◆ Extracted information:
[start]
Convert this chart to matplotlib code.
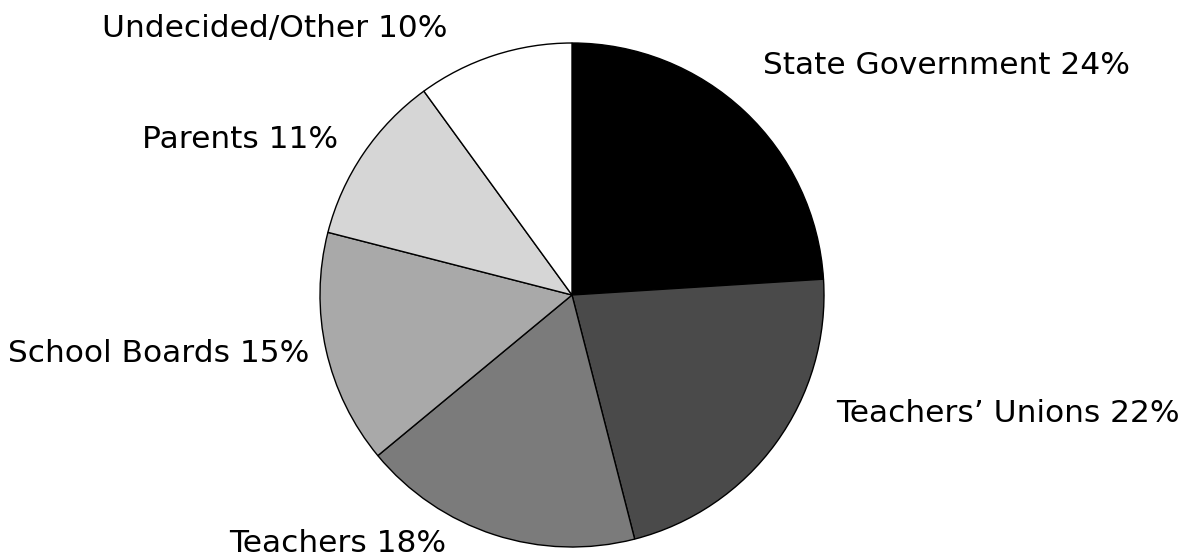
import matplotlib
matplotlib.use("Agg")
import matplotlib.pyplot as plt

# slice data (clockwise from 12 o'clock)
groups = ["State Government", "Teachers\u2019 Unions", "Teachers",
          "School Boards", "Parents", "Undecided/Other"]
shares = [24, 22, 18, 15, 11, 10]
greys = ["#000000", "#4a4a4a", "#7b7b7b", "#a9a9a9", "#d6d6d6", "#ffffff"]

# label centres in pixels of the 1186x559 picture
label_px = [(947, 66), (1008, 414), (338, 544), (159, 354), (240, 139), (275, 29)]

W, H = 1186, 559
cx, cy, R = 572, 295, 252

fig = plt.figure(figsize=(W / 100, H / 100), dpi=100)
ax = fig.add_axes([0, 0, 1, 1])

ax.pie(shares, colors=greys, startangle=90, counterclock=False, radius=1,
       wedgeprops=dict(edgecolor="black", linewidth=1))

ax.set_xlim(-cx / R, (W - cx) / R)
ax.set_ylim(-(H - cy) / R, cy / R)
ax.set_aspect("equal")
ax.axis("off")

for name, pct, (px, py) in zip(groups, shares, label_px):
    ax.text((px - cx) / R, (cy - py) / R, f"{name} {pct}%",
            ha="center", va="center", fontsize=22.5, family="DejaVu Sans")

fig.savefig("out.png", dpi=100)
[end]
[start]
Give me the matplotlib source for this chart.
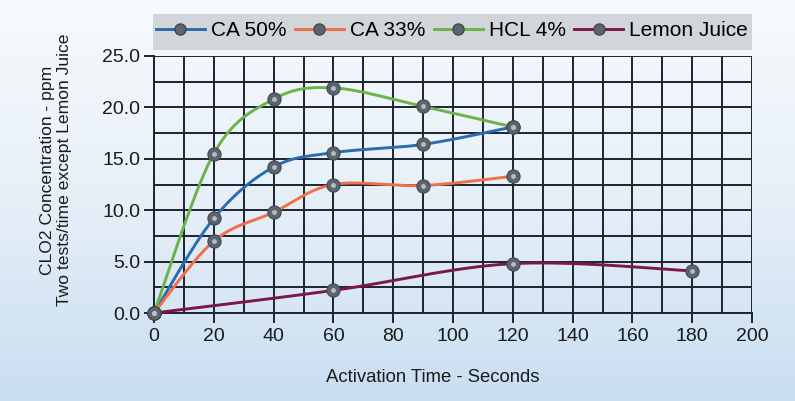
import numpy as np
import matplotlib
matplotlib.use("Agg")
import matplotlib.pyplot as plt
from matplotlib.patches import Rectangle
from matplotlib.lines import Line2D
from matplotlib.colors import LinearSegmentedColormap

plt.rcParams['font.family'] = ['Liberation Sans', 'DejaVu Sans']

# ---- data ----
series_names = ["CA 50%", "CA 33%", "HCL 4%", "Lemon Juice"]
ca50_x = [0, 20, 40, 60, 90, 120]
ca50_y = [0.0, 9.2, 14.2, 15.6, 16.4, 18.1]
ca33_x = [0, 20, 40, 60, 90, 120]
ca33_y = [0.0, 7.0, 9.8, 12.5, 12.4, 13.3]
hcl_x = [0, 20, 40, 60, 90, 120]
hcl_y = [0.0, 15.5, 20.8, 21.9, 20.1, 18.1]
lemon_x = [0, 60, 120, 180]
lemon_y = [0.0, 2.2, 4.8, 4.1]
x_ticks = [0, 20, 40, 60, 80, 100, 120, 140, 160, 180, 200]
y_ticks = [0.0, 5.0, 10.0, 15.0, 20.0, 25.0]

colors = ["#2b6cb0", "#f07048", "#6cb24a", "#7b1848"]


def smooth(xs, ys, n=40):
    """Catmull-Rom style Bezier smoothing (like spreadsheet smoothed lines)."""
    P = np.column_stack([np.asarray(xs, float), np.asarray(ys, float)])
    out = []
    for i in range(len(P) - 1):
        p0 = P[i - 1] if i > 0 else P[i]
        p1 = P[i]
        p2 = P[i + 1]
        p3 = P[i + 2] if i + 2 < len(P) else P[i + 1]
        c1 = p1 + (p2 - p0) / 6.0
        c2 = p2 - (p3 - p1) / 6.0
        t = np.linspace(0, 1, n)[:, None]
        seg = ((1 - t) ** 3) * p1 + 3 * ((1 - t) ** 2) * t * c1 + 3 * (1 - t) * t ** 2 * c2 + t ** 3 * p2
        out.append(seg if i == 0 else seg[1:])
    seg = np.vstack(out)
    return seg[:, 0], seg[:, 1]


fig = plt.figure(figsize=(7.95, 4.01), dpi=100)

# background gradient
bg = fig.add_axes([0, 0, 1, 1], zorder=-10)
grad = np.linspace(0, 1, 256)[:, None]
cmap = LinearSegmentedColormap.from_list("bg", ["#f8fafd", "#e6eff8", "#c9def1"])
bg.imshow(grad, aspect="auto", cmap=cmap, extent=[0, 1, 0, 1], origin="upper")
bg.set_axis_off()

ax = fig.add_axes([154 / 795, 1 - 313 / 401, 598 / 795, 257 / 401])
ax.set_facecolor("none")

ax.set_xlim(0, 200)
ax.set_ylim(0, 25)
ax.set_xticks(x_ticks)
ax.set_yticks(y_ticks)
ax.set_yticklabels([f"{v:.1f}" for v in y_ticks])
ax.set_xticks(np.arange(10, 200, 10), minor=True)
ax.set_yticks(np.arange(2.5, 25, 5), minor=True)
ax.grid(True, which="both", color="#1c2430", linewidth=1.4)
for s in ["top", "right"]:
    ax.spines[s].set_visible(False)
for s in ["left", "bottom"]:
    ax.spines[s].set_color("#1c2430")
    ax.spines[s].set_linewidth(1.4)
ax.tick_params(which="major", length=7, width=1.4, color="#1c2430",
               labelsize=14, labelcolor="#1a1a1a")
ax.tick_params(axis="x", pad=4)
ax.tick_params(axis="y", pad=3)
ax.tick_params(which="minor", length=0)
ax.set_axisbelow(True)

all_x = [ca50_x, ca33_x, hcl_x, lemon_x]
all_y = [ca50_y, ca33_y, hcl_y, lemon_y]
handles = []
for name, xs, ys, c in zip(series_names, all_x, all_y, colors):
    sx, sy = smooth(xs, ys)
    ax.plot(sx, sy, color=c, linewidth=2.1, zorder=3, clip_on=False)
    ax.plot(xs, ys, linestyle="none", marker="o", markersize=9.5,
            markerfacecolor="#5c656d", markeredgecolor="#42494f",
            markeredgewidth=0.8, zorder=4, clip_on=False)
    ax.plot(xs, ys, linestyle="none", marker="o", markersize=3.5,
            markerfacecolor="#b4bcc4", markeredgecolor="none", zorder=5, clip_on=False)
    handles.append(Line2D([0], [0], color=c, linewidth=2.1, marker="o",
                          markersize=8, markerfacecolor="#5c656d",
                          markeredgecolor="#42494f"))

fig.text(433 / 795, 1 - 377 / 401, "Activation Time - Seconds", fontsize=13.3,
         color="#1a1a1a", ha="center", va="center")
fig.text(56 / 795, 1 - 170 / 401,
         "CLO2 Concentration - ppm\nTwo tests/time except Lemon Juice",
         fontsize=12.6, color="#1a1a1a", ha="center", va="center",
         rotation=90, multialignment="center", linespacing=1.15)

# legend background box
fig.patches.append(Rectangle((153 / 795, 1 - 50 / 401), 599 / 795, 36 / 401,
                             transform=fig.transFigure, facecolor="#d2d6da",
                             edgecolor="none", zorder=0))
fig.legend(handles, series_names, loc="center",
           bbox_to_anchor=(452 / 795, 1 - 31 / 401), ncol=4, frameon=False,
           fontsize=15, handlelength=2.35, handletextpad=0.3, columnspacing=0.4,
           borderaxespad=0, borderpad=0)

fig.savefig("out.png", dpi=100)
[end]
[start]
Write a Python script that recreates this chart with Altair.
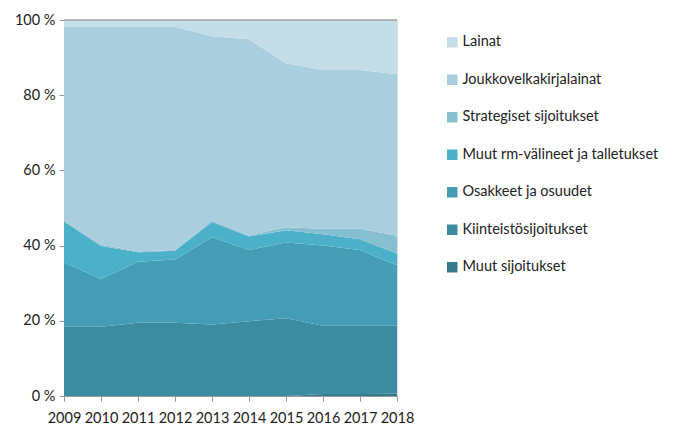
[end]
Return the material from the line containing "Convert this chart to matplotlib code." through the line containing "ax = fig.add_axes([0, 0, 1, 1])", exactly and in full, but without its pictures.

Convert this chart to matplotlib code.
import matplotlib
matplotlib.use("Agg")
import matplotlib.pyplot as plt

# slice data (clockwise from 12 o'clock)
groups = ["State Government", "Teachers\u2019 Unions", "Teachers",
          "School Boards", "Parents", "Undecided/Other"]
shares = [24, 22, 18, 15, 11, 10]
greys = ["#000000", "#4a4a4a", "#7b7b7b", "#a9a9a9", "#d6d6d6", "#ffffff"]

# label centres in pixels of the 1186x559 picture
label_px = [(947, 66), (1008, 414), (338, 544), (159, 354), (240, 139), (275, 29)]

W, H = 1186, 559
cx, cy, R = 572, 295, 252

fig = plt.figure(figsize=(W / 100, H / 100), dpi=100)
ax = fig.add_axes([0, 0, 1, 1])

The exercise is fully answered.